### Relational Graph Convolutional Networks

Here are some experimentations on R-GCNs, based on the paper *Modeling Relational Data with Graph Convolutional Networks*  [[Schlichtkrull *et al.*]](https://arxiv.org/pdf/1703.06103.pdf).

Load the [FB15K-237](https://www.microsoft.com/en-us/download/details.aspx?id=52312) dataset, from [[Toutanova et al. EMNLP 2015]](http://dx.doi.org/10.18653/v1/D15-1174). You can pass `download_if_absent=True` for automatic downloading.

In [1]:
import numpy as np
import torch.nn as nn
import torch


import fb15k

train, val, test = fb15k.load("train", "valid", "test")
print(f"{len(train)} training triples found.")

272115 training triples found.


Build the adjacency tensor from the training data. Let $R = |\mathcal{R}|$ and $E = |\mathcal{E}|$ the number of relations and entities in the knowledge graph. The adjacency tensor is a list of tensors $\mathcal{T} = (T^{(1)}, \ldots, T^{(R)}$, with $T^{(i)} \in \mathbb{R}^{E \times E}$ defined by:
$$
T^{(i)} = (D^{(i)})^{-1} \times A^{(i)}
$$
With $A$ the canonical adjacency tensor:
\begin{equation}
    A_{kj}^{(i)} =
    \begin{cases}
      1, & \text{if}\ (e_k, r_i, e_j) \text{ is in the graph} \\
      0, & \text{otherwise}
    \end{cases}
  \end{equation}
 And $D^{(i)}$ a diagonal matrix containing the in-degree of each entity in the graph, as described in [[Kipf & Welling 2016]](https://arxiv.org/abs/1609.02907). 

In [2]:
from utils import graph

T, e2c, e2i, r2i = graph.build_adjacency_tensor(train)
n_relations = len(T)
n_entities = T[0].shape[0]

print(f"{n_entities} entities and {n_relations} relations found.")

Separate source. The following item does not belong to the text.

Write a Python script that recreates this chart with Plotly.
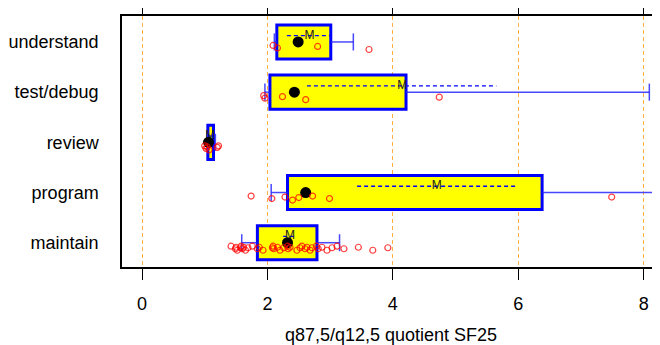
import plotly.graph_objects as go

# ---- data (bottom to top) ----
categories = ["maintain", "program", "review", "test/debug", "understand"]
q_low   = [1.84, 2.32, 1.05, 2.04, 2.15]   # box left (25%)
q_high  = [2.79, 6.38, 1.14, 4.21, 3.01]   # box right (75%)
w_low   = [1.59, 2.06, 1.04, 1.96, 2.11]   # lower whisker
w_high  = [3.15, 9.20, 1.17, 8.09, 3.37]   # upper whisker
medians = [2.32, 2.61, 1.06, 2.43, 2.49]
means   = [2.36, 4.70, 1.09, 4.15, 2.67]
se_low  = [2.25, 3.43, 1.07, 2.63, 2.31]
se_high = [2.47, 5.97, 1.11, 5.65, 3.00]
points = {
    "maintain": [1.42, 1.49, 1.50, 1.52, 1.57, 1.58, 1.60, 1.62, 1.65, 1.69, 1.76, 1.84,
                 1.87, 1.93, 2.08, 2.09, 2.10, 2.16, 2.20, 2.26, 2.32, 2.33, 2.36, 2.47,
                 2.52, 2.55, 2.60, 2.63, 2.68, 2.71, 2.78, 2.81, 2.87, 2.95, 3.03, 3.11,
                 3.22, 3.45, 3.68, 3.92],
    "program": [1.74, 2.07, 2.28, 2.40, 2.50, 2.72, 2.99, 7.49, 10.5],
    "review": [1.00, 1.02, 1.04, 1.07, 1.20, 1.22],
    "test/debug": [1.94, 1.96, 2.24, 2.61, 4.74],
    "understand": [2.09, 2.16, 2.80, 3.62],
}
x_ticks = [0, 2, 4, 6, 8]
x_title = "q87,5/q12,5 quotient SF25"

ypos = list(range(1, len(categories) + 1))
FONT = "Liberation Sans, Arial, sans-serif"

fig = go.Figure()

# boxes
fig.add_trace(go.Bar(
    orientation="h", y=ypos, base=q_low,
    x=[h - l for l, h in zip(q_low, q_high)],
    width=0.68,
    marker=dict(color="#FFFF00", line=dict(color="#0000FF", width=3)),
    hoverinfo="skip", showlegend=False))

# whiskers
wx, wy = [], []
cap = 0.17
for y, lo, hi, wl, wh in zip(ypos, q_low, q_high, w_low, w_high):
    wx += [wl, lo, None, hi, wh, None, wl, wl, None, wh, wh, None]
    wy += [y, y, None, y, y, None, y - cap, y + cap, None, y - cap, y + cap, None]
fig.add_trace(go.Scatter(x=wx, y=wy, mode="lines",
                         line=dict(color="rgba(40,40,255,0.85)", width=1.5),
                         hoverinfo="skip", showlegend=False))

# mean +- standard error (dashed)
off = 0.125
sx, sy = [], []
for y, a, b in zip(ypos, se_low, se_high):
    sx += [a, b, None]
    sy += [y + off, y + off, None]
fig.add_trace(go.Scatter(x=sx, y=sy, mode="lines",
                         line=dict(color="#0000FF", width=1.3, dash="4px,3px"),
                         hoverinfo="skip", showlegend=False))

# M for mean
fig.add_trace(go.Scatter(x=means, y=[y + off for y in ypos], mode="text", text=["M"] * len(means),
                         textfont=dict(family=FONT, size=12, color="#222222"),
                         hoverinfo="skip", showlegend=False))

# median dots
fig.add_trace(go.Scatter(x=medians, y=ypos, mode="markers",
                         marker=dict(color="black", size=11),
                         hoverinfo="skip", showlegend=False))

# data points
jit = [-0.07, -0.12, -0.09, -0.15, -0.10]
px, py = [], []
for y, c in zip(ypos, categories):
    for i, v in enumerate(points[c]):
        px.append(v)
        py.append(y + jit[i % len(jit)])
fig.add_trace(go.Scatter(x=px, y=py, mode="markers",
                         marker=dict(symbol="circle-open", size=6, color="rgba(255,0,0,0.75)",
                                     line=dict(width=1.2)),
                         hoverinfo="skip", showlegend=False))

fig.update_layout(
    width=652, height=337,
    margin=dict(l=114, r=0, t=8, b=78),
    paper_bgcolor="white", plot_bgcolor="white",
    font=dict(family=FONT, size=18, color="black"),
    showlegend=False,
)
fig.update_xaxes(
    range=[-0.319, 8.26], tickvals=x_ticks, ticktext=[str(t) for t in x_ticks],
    showline=True, linecolor="black", linewidth=1.5, mirror="ticks",
    ticks="outside", ticklen=11, tickwidth=1, tickcolor="black",
    ticklabelstandoff=9, automargin=False,
    showgrid=True, gridcolor="#FFB040", gridwidth=1, griddash="4px,3px",
    zeroline=False,
    title=dict(text=x_title, standoff=20, font=dict(size=18)),
    tickfont=dict(size=18),
)
fig.update_yaxes(
    range=[0.516, 5.517], tickvals=ypos, ticktext=categories,
    showline=True, linecolor="black", linewidth=1.5, automargin=False,
    ticks="", showgrid=False, zeroline=False, ticklabelstandoff=18,
    tickfont=dict(size=18),
)

fig.write_html("out.html")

14505 entities and 237 relations found.


In [4]:
# Supervised setting: each entity has a class. Here we build the ground truth, that is the expected output tensor
# Give a unique identifier to each class
classes = {c: i for i, c in enumerate(set(e2c))}
n_classes = len(classes)
y_true = [classes[c] for c in e2c]
y_true = torch.LongTensor(y_true)
print(f"{n_classes} distinct classes found.")

29 distinct classes found.


Now let's build the R-GCN network. The equation for each convolution layer is:
$$H_i^{(l+1)} = \sigma\left( \sum_{r \in \mathcal{R}} \sum_{j \in \mathcal{N}_i^r} \frac{1}{c_{i,r}} W_r^{(l)}H_j^{(l)} + W_0^{(l)} H_i^{(l)} \right)$$

with $H_i^{(l)} \in \mathbb{R}^{d^{(l)}}$ the hidden state of node $e_i$.

We use *basis decomposition* rather than *block-diagonal decomposition*. Each weight matrix is a linear combination of $B$ basis functions:
$$
W_r^{(l)} = \sum_{b=1}^B A_{rb}^{(l)} V_b^{(l)}
$$

and $V_b^{(l)} \in \mathbb{R}^{d^{(l+1)} \times d^{(l)}}$ 

In [6]:
from rgcn import RGCN

rgcn = RGCN(T,
            n_classes=n_classes,
            hidden_sizes=[64, 32, 16],
            n_basis=20
            )

print(rgcn)

RGCN(
  (convolutions): ModuleList(
    (0): RGCNLayer()
    (1): RGCNLayer()
    (2): RGCNLayer()
    (3): RGCNLayer()
  )
  (softmax): Softmax(dim=0)
)


To train the network, we feed it the featureless representation of the nodes, which is simply the identify matrix of $\mathbb{E \times E}$. We use an Adam optimizer with cross-entropy loss.

⚠️ *The use of `torch.sparse.LongTensor` yields the following error: `RuntimeError: sparse_.is_sparse() INTERNAL ASSERT FAILED`, both on CPU and GPU.*

In [None]:
from utils import tensor

optim = torch.optim.Adam(rgcn.parameters(recurse=True), lr=0.001)
cross_entropy = torch.nn.CrossEntropyLoss()
# We're in the featureless setting, so each entity is one-hot encoded, hence
# the input data is simply the identity matrix of dim N_entities x N_entities
I = tensor.sparse_eye(n_entities)

#
# Training
#
EPOCHS = 10
for i in range(EPOCHS):
    print(f"Step {i+1}/{EPOCHS}")
    optim.zero_grad()
    y_pred = rgcn(I)
    loss = cross_entropy(y_pred, y_true)
    loss.backward()
    optim.step()